I had planned on writing my second issue of the tax guide on filing status and credits, but since yesterday's post, I've gotten many questions at the tax center about the concept of Domicile and how it affects taxes. I'm sure there are others out there in the same boat, so here goes...
1. What is Domicile?
Domicile is your place of legal residence. It is established by actual presence and an intent to remain. What that means is that you must actually be present in the state you claim as domicile and intend to come back and live there. Military personnel do not lose their domicile by entering active duty.
2. Is it true that I can just pick a state with no income tax and make it my domicile for tax purposes?
NO! I can't emphasize this strongly enough. You cannot just claim to be a Florida or Texas resident and not pay state income taxes unless you've actually lived in those places. Doing so is tax fraud and more of a headache than it's worth.
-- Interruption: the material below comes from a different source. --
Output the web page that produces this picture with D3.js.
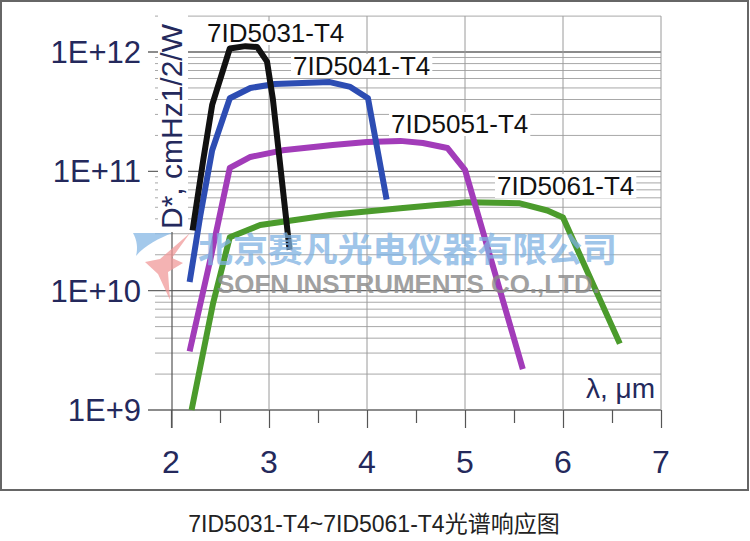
<!DOCTYPE html>
<html>
<head>
<meta charset="utf-8">
<script src="https://cdn.jsdelivr.net/npm/d3@7"></script>
<style>
  html, body { margin: 0; padding: 0; background: #fff; }
  svg { display: block; }
</style>
</head>
<body>
<svg id="chart" width="750" height="541"></svg>
<script>
// ---------- data ----------
const seriesNames = ["7ID5031-T4", "7ID5041-T4", "7ID5051-T4", "7ID5061-T4"];
const wl5031 = [2.22, 2.33, 2.42, 2.60, 2.76, 2.88, 2.98, 3.04, 3.21];
const d5031  = [3.2e10, 1.26e11, 3.6e11, 1.07e12, 1.12e12, 1.10e12, 8.3e11, 4.0e11, 2.2e10];
const wl5041 = [2.19, 2.30, 2.42, 2.60, 2.81, 3.06, 3.62, 3.83, 4.01, 4.20];
const d5041  = [1.18e10, 4.3e10, 1.5e11, 4.1e11, 5.0e11, 5.4e11, 5.6e11, 5.1e11, 4.1e11, 5.8e10];
const wl5051 = [2.19, 2.40, 2.60, 2.81, 3.14, 3.65, 4.00, 4.34, 4.57, 4.82, 5.00, 5.59];
const d5051  = [3.1e9, 1.8e10, 1.07e11, 1.32e11, 1.5e11, 1.66e11, 1.76e11, 1.8e11, 1.73e11, 1.57e11, 1.03e11, 2.2e9];
const wl5061 = [2.21, 2.43, 2.60, 2.91, 3.62, 4.34, 5.02, 5.56, 5.84, 6.00, 6.58];
const d5061  = [1.0e9, 7.9e9, 2.8e10, 3.55e10, 4.3e10, 4.9e10, 5.5e10, 5.4e10, 4.7e10, 4.1e10, 3.6e9];
const xTickValues = [2, 3, 4, 5, 6, 7];
const yTickValues = [1e9, 1e10, 1e11, 1e12];
const yTickLabels = ["1E+9", "1E+10", "1E+11", "1E+12"];
const yAxisTitle = "D*, cmHz1/2/W";
const xAxisTitle = "λ, μm";
const caption = "7ID5031-T4~7ID5061-T4光谱响应图";
const watermarkCN = "北京赛凡光电仪器有限公司";
const watermarkEN = "SOFN INSTRUMENTS CO.,LTD.";

// ---------- layout ----------
const FONT = "'Liberation Sans', Arial, 'Noto Sans CJK SC', sans-serif";
const navy = "#24295c";
const svg = d3.select("#chart");
const x = d3.scaleLinear().domain([2, 7]).range([171, 661]);
const y = d3.scaleLog().domain([1e9, 2e12]).range([410, 16.1]);

// frame
svg.append("rect").attr("x", 1).attr("y", 1).attr("width", 747).attr("height", 489)
  .attr("fill", "none").attr("stroke", "#666").attr("stroke-width", 2);

const grid = svg.append("g");
// minor horizontal gridlines
const minorVals = [];
for (let e = 9; e <= 11; e++) for (let k = 2; k <= 9; k++) minorVals.push(k * Math.pow(10, e));
minorVals.push(2e12);
grid.selectAll("line.minor").data(minorVals).enter().append("line")
  .attr("x1", 155).attr("x2", x(7))
  .attr("y1", d => y(d)).attr("y2", d => y(d))
  .attr("stroke", "#a8a8a8").attr("stroke-width", 1);
// major horizontal gridlines
grid.selectAll("line.major").data(yTickValues).enter().append("line")
  .attr("x1", 148).attr("x2", x(7))
  .attr("y1", d => y(d)).attr("y2", d => y(d))
  .attr("stroke", "#666").attr("stroke-width", 1.3);
// vertical gridlines
grid.selectAll("line.v").data(xTickValues.slice(1)).enter().append("line")
  .attr("x1", d => x(d)).attr("x2", d => x(d))
  .attr("y1", y(2e12)).attr("y2", 410)
  .attr("stroke", "#9a9a9a").attr("stroke-width", 1);

// x axis with ticks
const xAxis = d3.axisBottom(x).tickValues(d3.range(2, 7.01, 0.5)).tickSize(0).tickFormat("");
const xg = svg.append("g").attr("transform", "translate(0,410)").call(xAxis);
xg.select(".domain").remove();
xg.selectAll(".tick line").attr("y2", d => Number.isInteger(d) ? 18 : 13).attr("stroke", "#555").attr("stroke-width", 1.2);
svg.append("g").selectAll("text").data(xTickValues).enter().append("text")
  .attr("x", d => x(d)).attr("y", 473).attr("text-anchor", "middle")
  .attr("font-family", FONT).attr("font-size", 32).attr("fill", navy)
  .text(d => d);

// y axis line
svg.append("line").attr("x1", 172).attr("x2", 172).attr("y1", 16).attr("y2", 428)
  .attr("stroke", "#555").attr("stroke-width", 1.2);
// y tick labels
svg.append("g").selectAll("text").data(yTickValues).enter().append("text")
  .attr("x", 141).attr("y", d => y(d) + 11).attr("text-anchor", "end")
  .attr("font-family", FONT).attr("font-size", 31).attr("fill", navy)
  .text((d, i) => yTickLabels[i]);

// y axis title with white background
svg.append("rect").attr("x", 158).attr("y", 14).attr("width", 30).attr("height", 218).attr("fill", "#fff");
svg.append("text").attr("transform", "translate(182,229) rotate(-90)")
  .attr("font-family", FONT).attr("font-size", 30).attr("fill", navy)
  .text(yAxisTitle);

// x axis title with background
svg.append("rect").attr("x", 570).attr("y", 376).attr("width", 89).attr("height", 32).attr("fill", "#fff");
svg.append("text").attr("x", 655).attr("y", 398).attr("text-anchor", "end")
  .attr("font-family", FONT).attr("font-size", 28).attr("fill", navy)
  .text(xAxisTitle);

// series label positions (layout)
const labelPos = [[207, 42], [293, 75], [391, 133], [497, 195]];
const labelG = svg.append("g");
labelPos.forEach((p, i) => {
  const t = labelG.append("text").attr("x", p[0]).attr("y", p[1])
    .attr("font-family", FONT).attr("font-size", 26).attr("fill", "#111")
    .text(seriesNames[i]);
  const bb = t.node().getBBox();
  labelG.insert("rect", "text").attr("x", bb.x - 2).attr("y", bb.y + 3)
    .attr("width", bb.width + 4).attr("height", bb.height - 6).attr("fill", "#fff");
});

// lines
const line = d3.line().x(d => x(d[0])).y(d => y(d[1]));
const series = [
  { wl: wl5061, d: d5061, color: "#4b9b2c" },
  { wl: wl5051, d: d5051, color: "#a23cb9" },
  { wl: wl5041, d: d5041, color: "#2d4db3" },
  { wl: wl5031, d: d5031, color: "#111111" }
];
svg.append("g").selectAll("path").data(series).enter().append("path")
  .attr("d", s => line(s.wl.map((w, i) => [w, s.d[i]])))
  .attr("fill", "none").attr("stroke", s => s.color)
  .attr("stroke-width", 6).attr("stroke-linejoin", "round").attr("stroke-linecap", "butt");

// watermark
const wm = svg.append("g");
wm.append("path").attr("d", "M133,233 L172,233 C160,238 145,245 136,256 C138,248 137,240 133,233 Z")
  .attr("fill", "#8dbbe6").attr("opacity", 0.8);
wm.append("path").attr("d", "M190,233 L172,258 L183,263 L168,272 L170,300 L158,274 L145,262 L160,259 Z")
  .attr("fill", "#f09a9a").attr("opacity", 0.75);
wm.append("text").attr("x", 198).attr("y", 262).attr("textLength", 419).attr("lengthAdjust", "spacingAndGlyphs")
  .attr("font-family", "'Noto Sans CJK SC', sans-serif").attr("font-weight", "bold").attr("font-size", 34)
  .attr("fill", "#7fb2e2").attr("opacity", 0.75).text(watermarkCN);
wm.append("text").attr("x", 217).attr("y", 293).attr("textLength", 383).attr("lengthAdjust", "spacingAndGlyphs")
  .attr("font-family", FONT).attr("font-weight", "bold").attr("font-size", 26)
  .attr("fill", "#8a8a8a").attr("opacity", 0.8).text(watermarkEN);

// caption
svg.append("text").attr("x", 374).attr("y", 532).attr("text-anchor", "middle")
  .attr("font-family", FONT).attr("font-size", 23).attr("fill", "#222")
  .text(caption);
</script>
</body>
</html>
3. Are your home of record and your domicile the same thing?
Not necessarily, for some taxpayers they are, for others (like me) they are not. Your domicile can change after you declare your home of record.
4. How does one change their domicile?
Domicile can be established and abandoned. For example, I am domiciled in Pennsylvania. That's determined based on the connections to the state. For me, I am registered to vote there, licensed to drive there, my car has PA plates and I am licensed to practice law there. But say I moved to Maryland and found it to be paradise. I bought a house, changed my car registration to MD, got a MD driver's license and became registered to vote in MD. Those steps could change my domicile to Maryland.
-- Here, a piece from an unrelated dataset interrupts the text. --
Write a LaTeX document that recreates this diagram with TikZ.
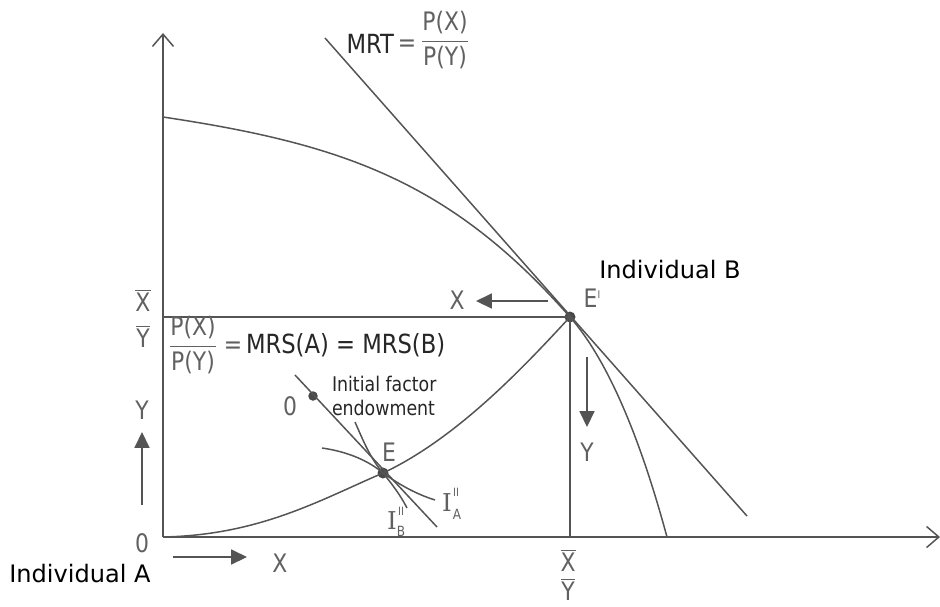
\documentclass[tikz,border=0pt]{standalone}
\usepackage{fontspec}
\setmainfont{DejaVu Sans}
\newfontfamily\lab{DejaVu Sans}[FakeStretch=0.86]
\newfontfamily\serifI{DejaVu Serif}
\usetikzlibrary{arrows.meta}
\definecolor{ln}{gray}{0.33}
\definecolor{tx}{gray}{0.38}
\newcommand\obar[1]{\ensuremath{\overline{\hbox{#1}}}}
\newcommand\pfrac[2]{\ensuremath{\displaystyle\frac{\hbox{#1}}{\hbox{#2}}}}
\begin{document}
\begin{tikzpicture}[x=0.02cm,y=-0.02cm, line width=0.85pt,
  every node/.style={inner sep=0pt, outer sep=0pt},
  curve/.style={draw=ln},
  axis/.style={draw=ln, -{Straight Barb[length=7pt,width=12pt]}},
  small/.style={draw=ln, -{Triangle[length=9pt,width=8.5pt]}},
  lbl/.style={text=tx, font=\lab\fontsize{14.5}{16}\selectfont},
  blk/.style={text=black, font=\fontsize{13.7}{16}\selectfont},
  eq/.style={text=black!85, font=\lab\fontsize{15}{17}\selectfont},
  note/.style={text=black!85, font=\lab\fontsize{11.5}{13.5}\selectfont, align=left},
  ilab/.style={text=tx, font=\serifI\fontsize{14}{16}\selectfont},
  isup/.style={text=tx, font=\lab\fontsize{6.5}{7}\selectfont},
  isub/.style={text=tx, font=\lab\fontsize{8}{9}\selectfont},
  dot/.style={circle, fill=ln!85!black, minimum size=0.22cm},
  sdot/.style={circle, fill=ln!85!black, minimum size=0.19cm}]
\useasboundingbox (0,0) rectangle (940,606);

% coordinates
\coordinate (O) at (163,537);
\coordinate (Ytop) at (163,33);
\coordinate (Xend) at (940,537);
\coordinate (P0) at (163,117);
\coordinate (P1) at (667,537);
\coordinate (Yb) at (163,317);
\coordinate (Xb) at (570,537);
\coordinate (M0) at (325,38);
\coordinate (M1) at (747,516);
\coordinate (B0) at (295,375);
\coordinate (B1) at (437,527);
\coordinate (IA0) at (322,448);
\coordinate (IA1) at (435,500);
\coordinate (IB0) at (355,422);
\coordinate (IB1) at (407,508);

% points
\node[dot] (Ep) at (570,317) {};
\node[dot] (E) at (383,473) {};
\node[sdot] (En) at (313,396) {};

% axes
\draw[axis] (O) -- (Ytop);
\draw[axis] (O) -- (Xend);

% production possibility frontier
\draw[curve] (P0) .. controls (343,144) and (450,181) .. (Ep.center)
  .. controls (620,374) and (652,482) .. (P1);
% MRT line
\draw[curve] (M0) -- (M1);
% box lines
\draw[curve] (Yb) -- (Ep.center);
\draw[curve] (Ep.center) -- (Xb);
% contract curve
\draw[curve] (O) .. controls (260,535) and (320,500) .. (E.center)
  .. controls (460,437) and (530,360) .. (Ep.center);
% budget line through endowment
\draw[curve] (B0) -- (B1);
% indifference curves
\draw[curve] (IA0) .. controls (350,452) and (370,462) .. (E.center)
  .. controls (400,485) and (416,494) .. (IA1);
\draw[curve] (IB0) .. controls (363,440) and (370,458) .. (E.center)
  .. controls (392,484) and (401,496) .. (IB1);

% direction arrows
\coordinate (ax0) at (548,301); \coordinate (ax1) at (476,301);
\draw[small] (ax0) -- (ax1);
\coordinate (ay0) at (587,357); \coordinate (ay1) at (587,427);
\draw[small] (ay0) -- (ay1);
\coordinate (by0) at (142,505); \coordinate (by1) at (142,432);
\draw[small] (by0) -- (by1);
\coordinate (bx0) at (173,557); \coordinate (bx1) at (247,557);
\draw[small] (bx0) -- (bx1);

% labels
\node[eq, anchor=east] (mrt) at (394,44) {MRT};
\node[lbl] (mrteq) at (407,46) {=};
\node[lbl] (mrtfr) at (445,40) {\pfrac{P(X)}{P(Y)}};

\node[blk] (IB) at (670,270) {Individual B};
\node[lbl] (Eplab) at (592,298) {E\raisebox{0.6ex}{\fontsize{6}{6}\selectfont I}};
\node[lbl] (xarr) at (457,300) {X};
\node[lbl] (Xbl) at (143,300) {\obar{X}};
\node[lbl] (Ybl) at (143,336) {\obar{Y}};
\node[lbl] (mrsfr) at (193,345) {\pfrac{P(X)}{P(Y)}};
\node[lbl] (mrseq) at (233,348) {=};
\node[eq, anchor=west] (mrs) at (246,345) {MRS(A) = MRS(B)};

\node[note, anchor=west] (init) at (332,396) {Initial factor\\endowment};
\node[lbl] (zero2) at (290,406) {0};
\node[lbl] (Elab) at (389,452) {E};

\node[ilab] (IAI) at (447,503) {I};
\node[isup] (IAsup) at (456,492) {II};
\node[isub] (IAsub) at (457,514) {A};
\node[ilab] (IBI) at (392,521) {I};
\node[isup] (IBsup) at (401,511) {II};
\node[isub] (IBsub) at (401,531) {B};

\node[lbl] (yright) at (587,452) {Y};
\node[lbl] (yleft) at (142,410) {Y};
\node[lbl] (zero) at (142,543) {0};
\node[blk] (IA) at (80,574) {Individual A};
\node[lbl] (xbottom) at (280,563) {X};
\node[lbl] (Xbb) at (568,560) {\obar{X}};
\node[lbl] (Ybb) at (568,589) {\obar{Y}};
\end{tikzpicture}
\end{document}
5. What is the Military Spouses Residency Relief Act ?
The MSRRA is an act of Congress that served to simplify the residency and domicile issues for military spouses. In essence it allows the spouses of military members to keep their state of residency and domicile when moving with their spouse to be with them as a consequence of active duty orders, so long as that state is the same state as the active duty member. That is, for your spouse to be covered under the provisions of MSRRA you must have the same state of residency.
6. Cool, I'm a Texas resident, can we just have my spouse claim Texas as well?
Sounds that simple, but no. Your spouse must have actually lived and established domicile (see above) in that state. If you are a Texas resident, met your spouse in California, married there, and your spouse has never actually lived in Texas, you are out of luck.
7. So what does MSRRA do for us?
I'll use Virginia as an example. If you and your spouse, both residents of Pennsylvania, move to VA because you were permanently assigned to Fort Lee, and your spouse gets a job in Virginia, he/she would not owe state income tax to VA, however, she would need to file a Pennsylvania return. Check with your state department of taxation for details applicable to your situation. Keep in mind, MSRRA applies to income earned from wages and employment only, not to rental or other income.